Why are R-410A gauges built so much stronger?
You look at an R-410A gauge set and it feels heavier and more robust. This isn't your imagination; it's a deliberate engineering choice driven by the need for safety.
R-410A gauges are built stronger to safely contain the much higher system pressures. They use thicker internal components, stronger housing materials, and are typically rated for pressures up to 800 PSI, whereas R-22 gauges may only be rated to 500 PSI.
The needle on your analog gauge is moved by a C-shaped, sealed metal tube inside called a "bourdon tube." As pressure increases, the tube tries to straighten out, and this movement is translated to the needle through a series of gears.

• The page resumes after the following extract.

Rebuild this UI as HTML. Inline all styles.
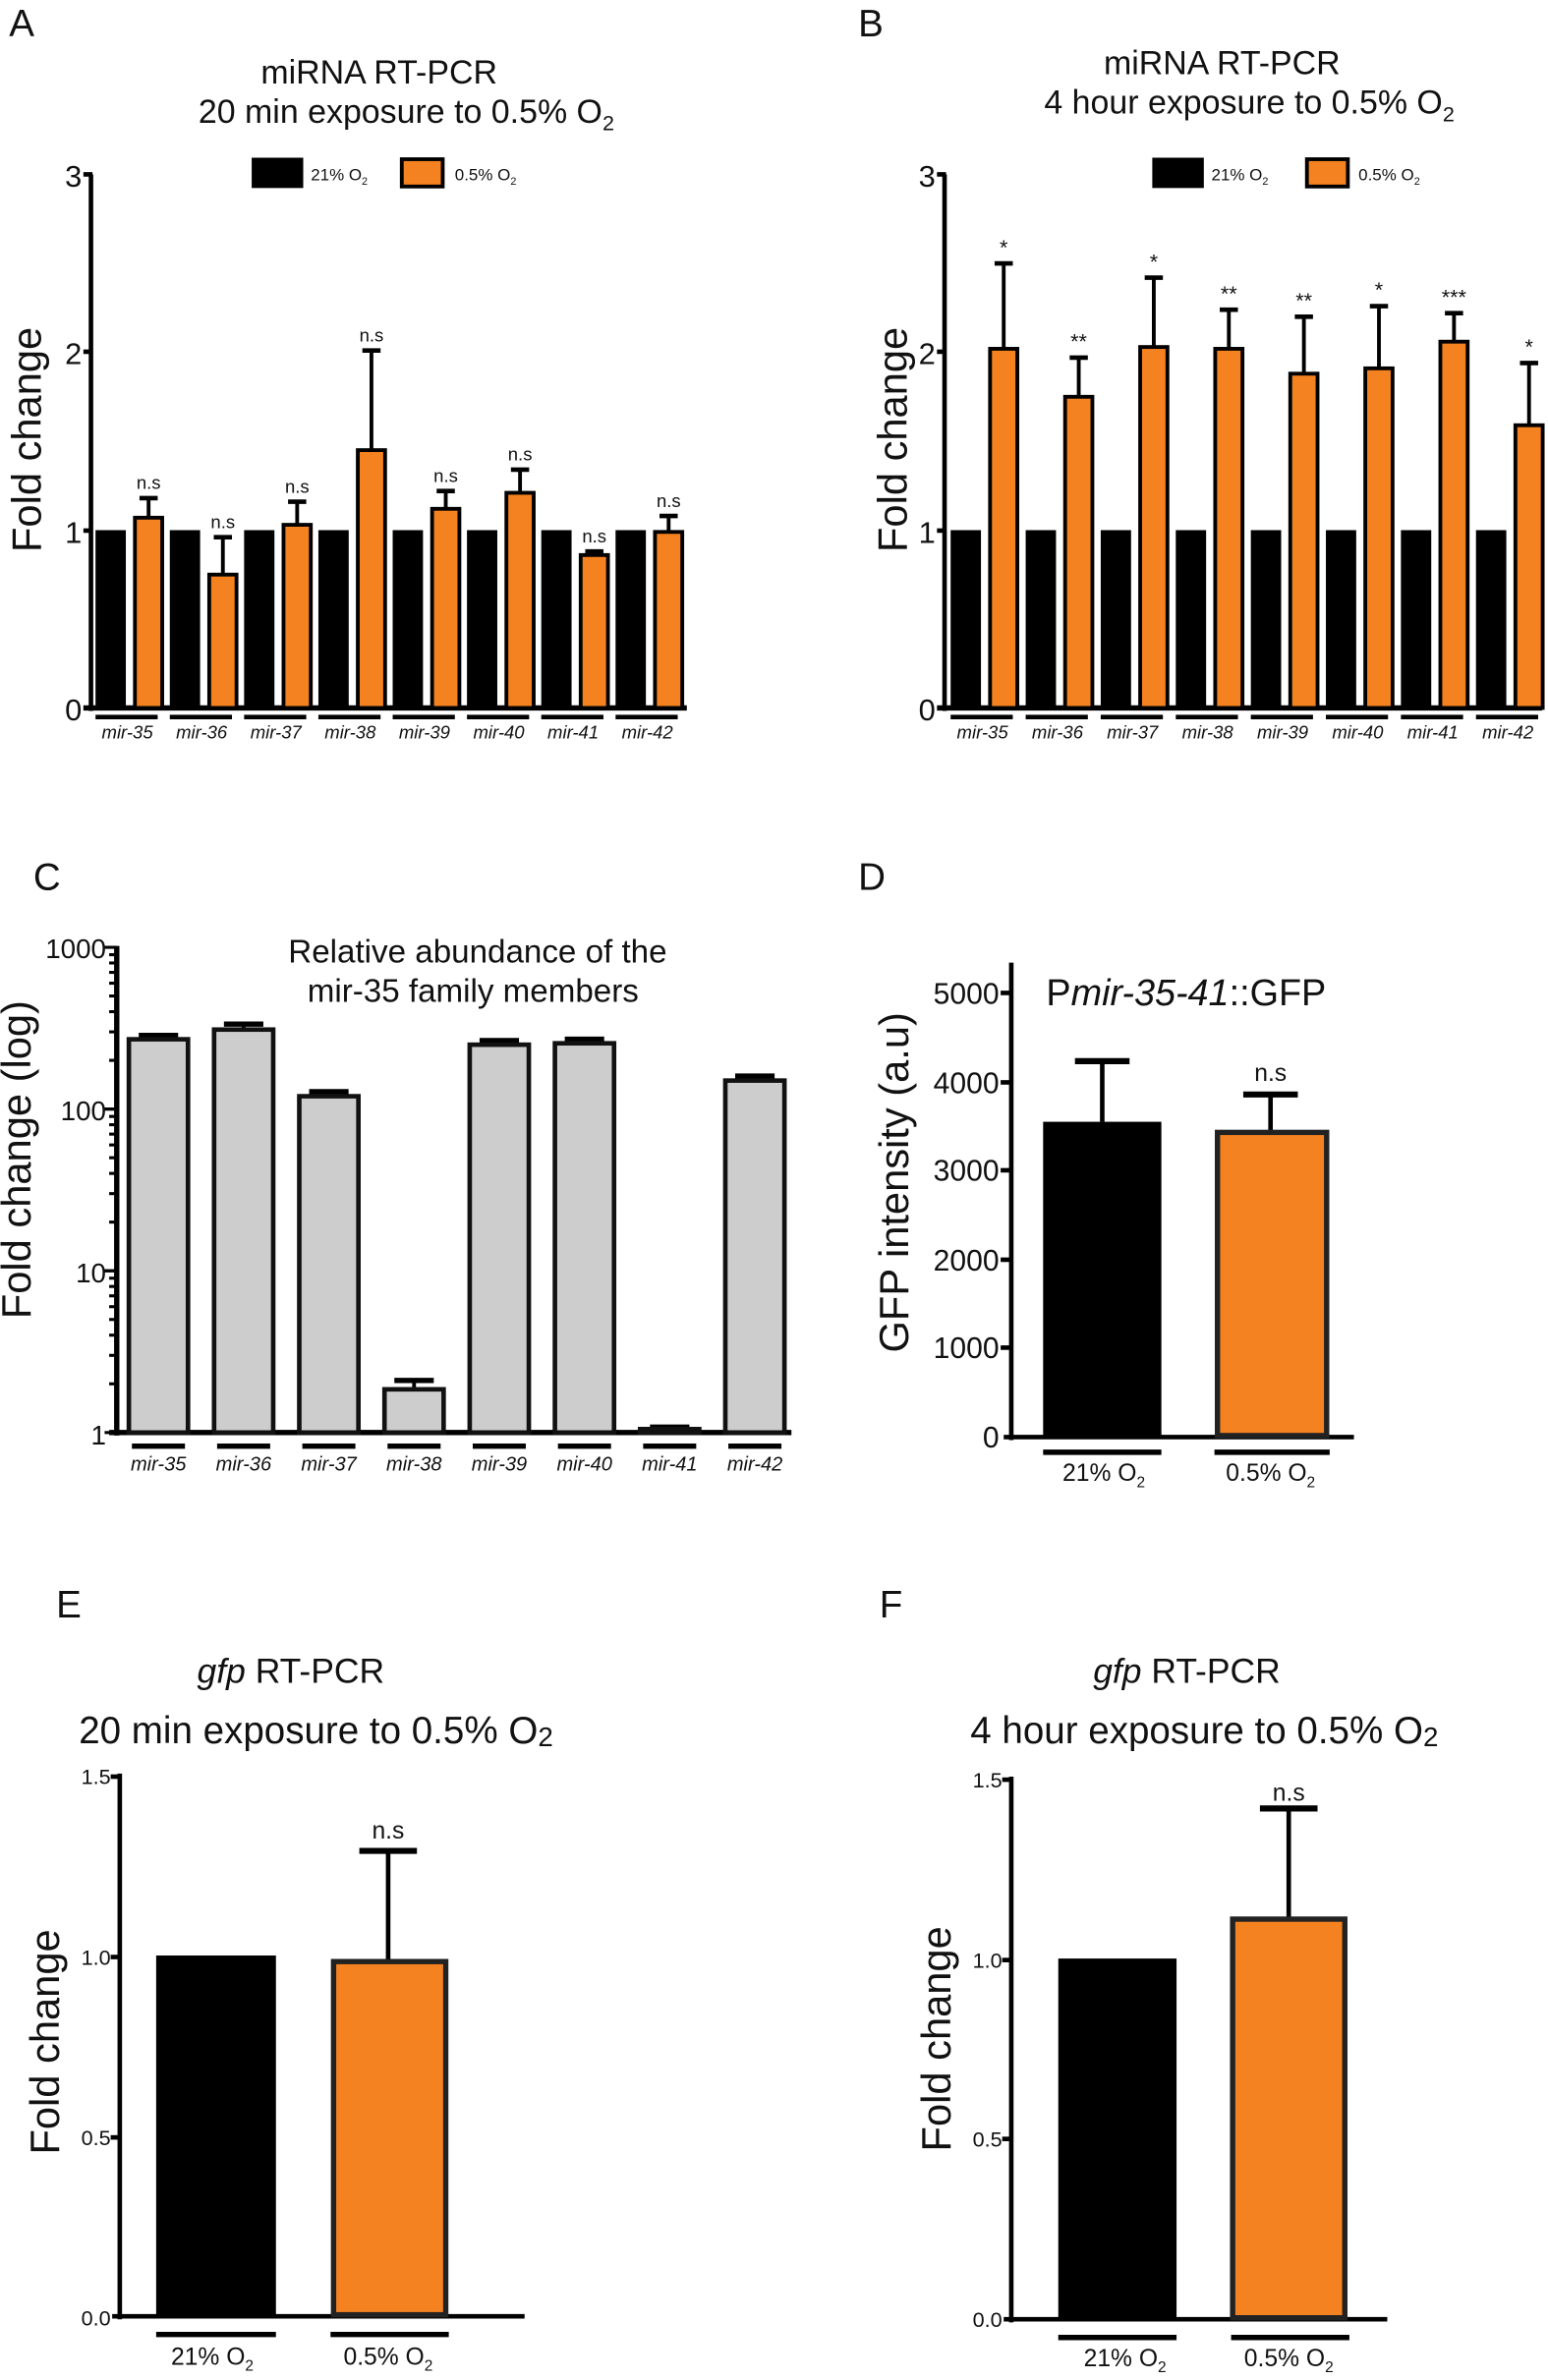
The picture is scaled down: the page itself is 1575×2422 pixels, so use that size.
<!DOCTYPE html>
<html><head><meta charset="utf-8"><style>
html,body{margin:0;padding:0;background:#fff}
svg{display:block}
text{font-family:"Liberation Sans",sans-serif;fill:#111}
.it{font-style:italic}
</style></head><body>
<svg width="1575" height="2422" viewBox="0 0 1021 1570" xmlns="http://www.w3.org/2000/svg">
<text x="6" y="24" font-size="25">A</text>
<text x="566" y="24" font-size="25">B</text>
<text x="22" y="587" font-size="25">C</text>
<text x="566" y="587" font-size="25">D</text>
<text x="37" y="1067" font-size="25">E</text>
<text x="580" y="1067" font-size="25">F</text>

<!-- ===== Panel A ===== -->
<text x="250" y="55" font-size="22" text-anchor="middle">miRNA RT-PCR</text>
<text x="268" y="81" font-size="22" text-anchor="middle">20 min exposure to 0.5% O<tspan font-size="14" dy="5">2</tspan></text>
<rect x="166" y="104" width="34" height="20" fill="#000"/>
<text x="205" y="119" font-size="11">21% O<tspan font-size="7" dy="3">2</tspan></text>
<rect x="265" y="105" width="27" height="18" fill="#f58220" stroke="#000" stroke-width="2.5"/>
<text x="300" y="119" font-size="11">0.5% O<tspan font-size="7" dy="3">2</tspan></text>
<text transform="translate(27,290) rotate(-90)" font-size="27" text-anchor="middle">Fold change</text>
<line x1="60" y1="115" x2="60" y2="469" stroke="#000" stroke-width="3"/>
<line x1="55" y1="467" x2="453" y2="467" stroke="#000" stroke-width="3.5"/>
<g stroke="#000" stroke-width="3"><line x1="55" y1="115" x2="61" y2="115"/><line x1="55" y1="232" x2="61" y2="232"/><line x1="55" y1="350" x2="61" y2="350"/></g>
<g font-size="20" text-anchor="end"><text x="54" y="123">3</text><text x="54" y="240">2</text><text x="54" y="358">1</text><text x="54" y="475">0</text></g>
<g id="barsA"></g>

<!-- ===== Panel B ===== -->
<text x="806" y="49" font-size="22" text-anchor="middle">miRNA RT-PCR</text>
<text x="824" y="75" font-size="22" text-anchor="middle">4 hour exposure to 0.5% O<tspan font-size="14" dy="5">2</tspan></text>
<rect x="760" y="104" width="34" height="20" fill="#000"/>
<text x="799" y="119" font-size="11">21% O<tspan font-size="7" dy="3">2</tspan></text>
<rect x="862" y="105" width="27" height="18" fill="#f58220" stroke="#000" stroke-width="2.5"/>
<text x="896" y="119" font-size="11">0.5% O<tspan font-size="7" dy="3">2</tspan></text>
<text transform="translate(598,290) rotate(-90)" font-size="27" text-anchor="middle">Fold change</text>
<line x1="623" y1="115" x2="623" y2="469" stroke="#000" stroke-width="3"/>
<line x1="618" y1="467" x2="1017" y2="467" stroke="#000" stroke-width="3.5"/>
<g stroke="#000" stroke-width="3"><line x1="618" y1="115" x2="624" y2="115"/><line x1="618" y1="232" x2="624" y2="232"/><line x1="618" y1="350" x2="624" y2="350"/></g>
<g font-size="20" text-anchor="end"><text x="617" y="123">3</text><text x="617" y="240">2</text><text x="617" y="358">1</text><text x="617" y="475">0</text></g>
<g id="barsB"></g>

<!-- ===== Panel C ===== -->
<text x="315" y="635" font-size="21.5" text-anchor="middle">Relative abundance of the</text>
<text x="312" y="661" font-size="21.5" text-anchor="middle">mir-35 family members</text>
<text transform="translate(20,765) rotate(-90)" font-size="27" text-anchor="middle">Fold change (log)</text>
<line x1="77" y1="624" x2="77" y2="947" stroke="#000" stroke-width="3.5"/>
<line x1="72" y1="945" x2="522" y2="945" stroke="#000" stroke-width="3.5"/>
<g id="ticksC" stroke="#000" stroke-width="2"></g>
<g font-size="18" text-anchor="end"><text x="70" y="632">1000</text><text x="70" y="739">100</text><text x="70" y="846">10</text><text x="70" y="953">1</text></g>
<g id="barsC"></g>

<!-- ===== Panel D ===== -->
<text x="690" y="663" font-size="24.5">P<tspan class="it">mir-35-41</tspan>::GFP</text>
<text transform="translate(599,780) rotate(-90)" font-size="27" text-anchor="middle">GFP intensity (a.u)</text>
<line x1="667" y1="635" x2="667" y2="950" stroke="#000" stroke-width="3"/>
<line x1="662" y1="948" x2="893" y2="948" stroke="#000" stroke-width="3"/>
<g stroke="#000" stroke-width="3">
<line x1="660" y1="655" x2="667" y2="655"/><line x1="660" y1="714" x2="667" y2="714"/><line x1="660" y1="772" x2="667" y2="772"/><line x1="660" y1="831" x2="667" y2="831"/><line x1="660" y1="889" x2="667" y2="889"/></g>
<g font-size="19.5" text-anchor="end"><text x="659" y="662">5000</text><text x="659" y="721">4000</text><text x="659" y="779">3000</text><text x="659" y="838">2000</text><text x="659" y="896">1000</text><text x="659" y="955">0</text></g>
<line x1="727" y1="740" x2="727" y2="700" stroke="#000" stroke-width="3"/><line x1="709" y1="700" x2="745" y2="700" stroke="#000" stroke-width="4"/>
<rect x="688" y="740" width="78" height="208" fill="#000"/>
<line x1="838" y1="748" x2="838" y2="722" stroke="#000" stroke-width="3"/><line x1="820" y1="722" x2="856" y2="722" stroke="#000" stroke-width="4"/>
<rect x="803" y="747" width="72" height="200" fill="#f58220" stroke="#222" stroke-width="3.5"/>
<text x="838" y="713" font-size="16" text-anchor="middle">n.s</text>
<line x1="688" y1="958" x2="766" y2="958" stroke="#000" stroke-width="3.5"/>
<line x1="801" y1="958" x2="877" y2="958" stroke="#000" stroke-width="3.5"/>
<text x="728" y="977" font-size="16" text-anchor="middle">21% O<tspan font-size="10" dy="4">2</tspan></text>
<text x="838" y="977" font-size="16" text-anchor="middle">0.5% O<tspan font-size="10" dy="4">2</tspan></text>

<!-- ===== Panel E ===== -->
<text x="130" y="1110" font-size="23"><tspan class="it">gfp</tspan> RT-PCR</text>
<text x="52" y="1150" font-size="25">20 min exposure to 0.5% O<tspan font-size="18" dy="2">2</tspan></text>
<text transform="translate(39,1347) rotate(-90)" font-size="27" text-anchor="middle">Fold change</text>
<line x1="79" y1="1170" x2="79" y2="1530" stroke="#000" stroke-width="3"/>
<line x1="74" y1="1528" x2="346" y2="1528" stroke="#000" stroke-width="3"/>
<g stroke="#000" stroke-width="3"><line x1="73" y1="1172" x2="79" y2="1172"/><line x1="73" y1="1291" x2="79" y2="1291"/><line x1="73" y1="1410" x2="79" y2="1410"/></g>
<g font-size="14" text-anchor="end"><text x="73" y="1177">1.5</text><text x="73" y="1296">1.0</text><text x="73" y="1415">0.5</text><text x="73" y="1534">0.0</text></g>
<rect x="103" y="1290" width="79" height="238" fill="#000"/>
<line x1="256" y1="1294" x2="256" y2="1221" stroke="#000" stroke-width="3"/><line x1="237" y1="1221" x2="275" y2="1221" stroke="#000" stroke-width="4"/>
<rect x="220" y="1294" width="74" height="233" fill="#f58220" stroke="#222" stroke-width="3.5"/>
<text x="256" y="1213" font-size="16" text-anchor="middle">n.s</text>
<line x1="103" y1="1540" x2="182" y2="1540" stroke="#000" stroke-width="3.5"/>
<line x1="218" y1="1540" x2="296" y2="1540" stroke="#000" stroke-width="3.5"/>
<text x="140" y="1560" font-size="16" text-anchor="middle">21% O<tspan font-size="10" dy="4">2</tspan></text>
<text x="256" y="1560" font-size="16" text-anchor="middle">0.5% O<tspan font-size="10" dy="4">2</tspan></text>

<!-- ===== Panel F ===== -->
<text x="721" y="1110" font-size="23"><tspan class="it">gfp</tspan> RT-PCR</text>
<text x="640" y="1150" font-size="25">4 hour exposure to 0.5% O<tspan font-size="18" dy="2">2</tspan></text>
<text transform="translate(627,1345) rotate(-90)" font-size="27" text-anchor="middle">Fold change</text>
<line x1="667" y1="1172" x2="667" y2="1532" stroke="#000" stroke-width="3"/>
<line x1="662" y1="1530" x2="915" y2="1530" stroke="#000" stroke-width="3"/>
<g stroke="#000" stroke-width="3"><line x1="661" y1="1174" x2="667" y2="1174"/><line x1="661" y1="1293" x2="667" y2="1293"/><line x1="661" y1="1411" x2="667" y2="1411"/></g>
<g font-size="14" text-anchor="end"><text x="661" y="1179">1.5</text><text x="661" y="1298">1.0</text><text x="661" y="1416">0.5</text><text x="661" y="1535">0.0</text></g>
<rect x="698" y="1292" width="78" height="238" fill="#000"/>
<line x1="850" y1="1266" x2="850" y2="1193" stroke="#000" stroke-width="3"/><line x1="831" y1="1193" x2="869" y2="1193" stroke="#000" stroke-width="4"/>
<rect x="813" y="1266" width="74" height="263" fill="#f58220" stroke="#222" stroke-width="3.5"/>
<text x="850" y="1188" font-size="16" text-anchor="middle">n.s</text>
<line x1="698" y1="1542" x2="776" y2="1542" stroke="#000" stroke-width="3.5"/>
<line x1="812" y1="1542" x2="890" y2="1542" stroke="#000" stroke-width="3.5"/>
<text x="742" y="1561" font-size="16" text-anchor="middle">21% O<tspan font-size="10" dy="4">2</tspan></text>
<text x="850" y="1561" font-size="16" text-anchor="middle">0.5% O<tspan font-size="10" dy="4">2</tspan></text>
</svg>
<script>
(function(){
var NS="http://www.w3.org/2000/svg";
function el(p,t,a,txt){var e=document.createElementNS(NS,t);for(var k in a)e.setAttribute(k,a[k]);if(txt!=null)e.textContent=txt;p.appendChild(e);return e;}
var names=["mir-35","mir-36","mir-37","mir-38","mir-39","mir-40","mir-41","mir-42"];
function grouped(id,x0,pitch,vals,errs,stars){
 var g=document.getElementById(id),y0=467,u=117.3;
 for(var i=0;i<8;i++){
  var bx=x0+pitch*i;
  el(g,"rect",{x:bx,y:y0-u,width:20,height:u,fill:"#000"});
  var ox=bx+26,oy=y0-vals[i]*u,ey=y0-errs[i]*u,cx=ox+9;
  el(g,"line",{x1:cx,y1:oy,x2:cx,y2:ey,stroke:"#000","stroke-width":2.5});
  el(g,"line",{x1:cx-6,y1:ey,x2:cx+6,y2:ey,stroke:"#000","stroke-width":3});
  el(g,"rect",{x:ox,y:oy,width:18,height:y0-oy,fill:"#f58220",stroke:"#000","stroke-width":2.5});
  el(g,"text",{x:cx,y:ey-6,"font-size":stars[i]=="n.s"?12:14,"text-anchor":"middle"},stars[i]);
  el(g,"line",{x1:bx,y1:473,x2:bx+41,y2:473,stroke:"#000","stroke-width":3});
  el(g,"text",{x:bx+21,y:487,"font-size":12,"text-anchor":"middle","font-style":"italic"},names[i]);
 }
}
grouped("barsA",63,49,[1.07,0.75,1.03,1.45,1.12,1.21,0.86,0.99],[1.18,0.96,1.16,2.01,1.22,1.34,0.88,1.08],["n.s","n.s","n.s","n.s","n.s","n.s","n.s","n.s"]);
grouped("barsB",627,49.5,[2.02,1.75,2.03,2.02,1.88,1.91,2.06,1.59],[2.50,1.97,2.42,2.24,2.20,2.26,2.22,1.94],["*","**","*","**","**","*","***","*"]);
var gt=document.getElementById("ticksC"),y1=945,dec=106.7;
for(var d=0;d<3;d++)for(var m=1;m<=10;m++){var y=y1-(d+Math.log10(m))*dec;var L=(m==1||m==10)?8:5;el(gt,"line",{x1:77-L,y1:y,x2:77,y2:y});}
var gc=document.getElementById("barsC");
var cv=[270,310,120,1.85,250,255,1.05,150],ce=[285,335,128,2.1,265,270,1.08,160];
for(var i=0;i<8;i++){
 var bx=85+56.2*i,w=39,cx=bx+w/2,ty=y1-Math.log10(cv[i])*dec,ey=y1-Math.log10(ce[i])*dec;
 el(gc,"line",{x1:cx,y1:ty,x2:cx,y2:ey,stroke:"#000","stroke-width":2.5});
 el(gc,"line",{x1:cx-13,y1:ey,x2:cx+13,y2:ey,stroke:"#000","stroke-width":3.5});
 el(gc,"rect",{x:bx,y:ty,width:w,height:y1-ty,fill:"#cdcdcd",stroke:"#111","stroke-width":3});
 el(gc,"line",{x1:bx+2,y1:954,x2:bx+w-2,y2:954,stroke:"#000","stroke-width":3.5});
 el(gc,"text",{x:cx,y:970,"font-size":13,"text-anchor":"middle","font-style":"italic"},names[i]);
}
})();
</script>
</body></html>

In an R-410A gauge, this bourdon tube, along with the gauge body and crystal, is significantly thicker and stronger to prevent it from rupturing. I've seen photos of cheap R-22 gauges that have exploded when connected to R-410A systems—it's a dangerous failure.
Are the service port fittings for R-22 and R-410A the same?
You go to connect your hoses to an R-410A unit and find your old R-22 hose won't fit. This isn't a defect; it's an intentional safety feature you must understand.
No, they are different by design to prevent catastrophic mistakes. R-22 systems use a standard 1/4" service port fitting. R-410A systems use a larger 5/16" fitting to physically stop you from connecting the wrong equipment.
This physical difference is one of the smartest things the industry did during the transition. It was put in place as a "Poka-Yoke," a Japanese term for "mistake-proofing." Because charging an R-22 system with R-410A refrigerant would cause it to fail from over-pressurization, this size difference creates a hard stop. It forces the technician to acknowledge they are working on a different type of system and need the correct hoses and gauges.
Why can't I use my old R-22 hoses on an R-410A system?
Even if you use an adapter, you might think your old hoses are fine. This is a hidden danger that many overlook, and it's not just about the fittings.
You must use R-410A rated hoses because they have a much higher burst pressure rating. Standard R-22 hoses may only be rated to 1500 PSI, while R-410A hoses are rated to 4000 PSI or more to safely handle the higher system pressures.
This is a critical point that goes beyond the gauges. The hose itself is a pressure vessel. Connecting a low-pressure hose to a high-pressure system is asking for a rupture. Furthermore, the material of an R-410A hose is less permeable to prevent refrigerant from seeping through the hose material over time. Always use a complete, dedicated set of gauges and hoses for R-410A service.
What is the risk of oil cross-contamination?
This is the hidden danger of using a single "combo" gauge set for everything. You know the refrigerants are different, but the oil inside the system is just as important.
The risk is catastrophic compressor failure. R-22 uses mineral oil, while R-410A uses synthetic POE oil. These oils are not compatible. Using the same gauge set on both systems will transfer residual oil, contaminating the system and destroying its ability to lubricate the compressor.
When I was first training technicians, I would stress this point relentlessly: dedicate one manifold set to R-410A and another to R-22. When you connect your gauges, a small amount of oil from the system inevitably gets into your hoses and manifold. If you then use that same gauge set on a different type of system, you are injecting the wrong oil into it. Keeping your tools separate is the hallmark of a true professional and the easiest way to prevent this costly contamination.
Final Thoughts
Your manifold gauge is not just a tool for measurement; it's a critical piece of safety and system-protection equipment. Always match your entire service setup—gauges, hoses, and procedures—to the specific refrigerant you are working with.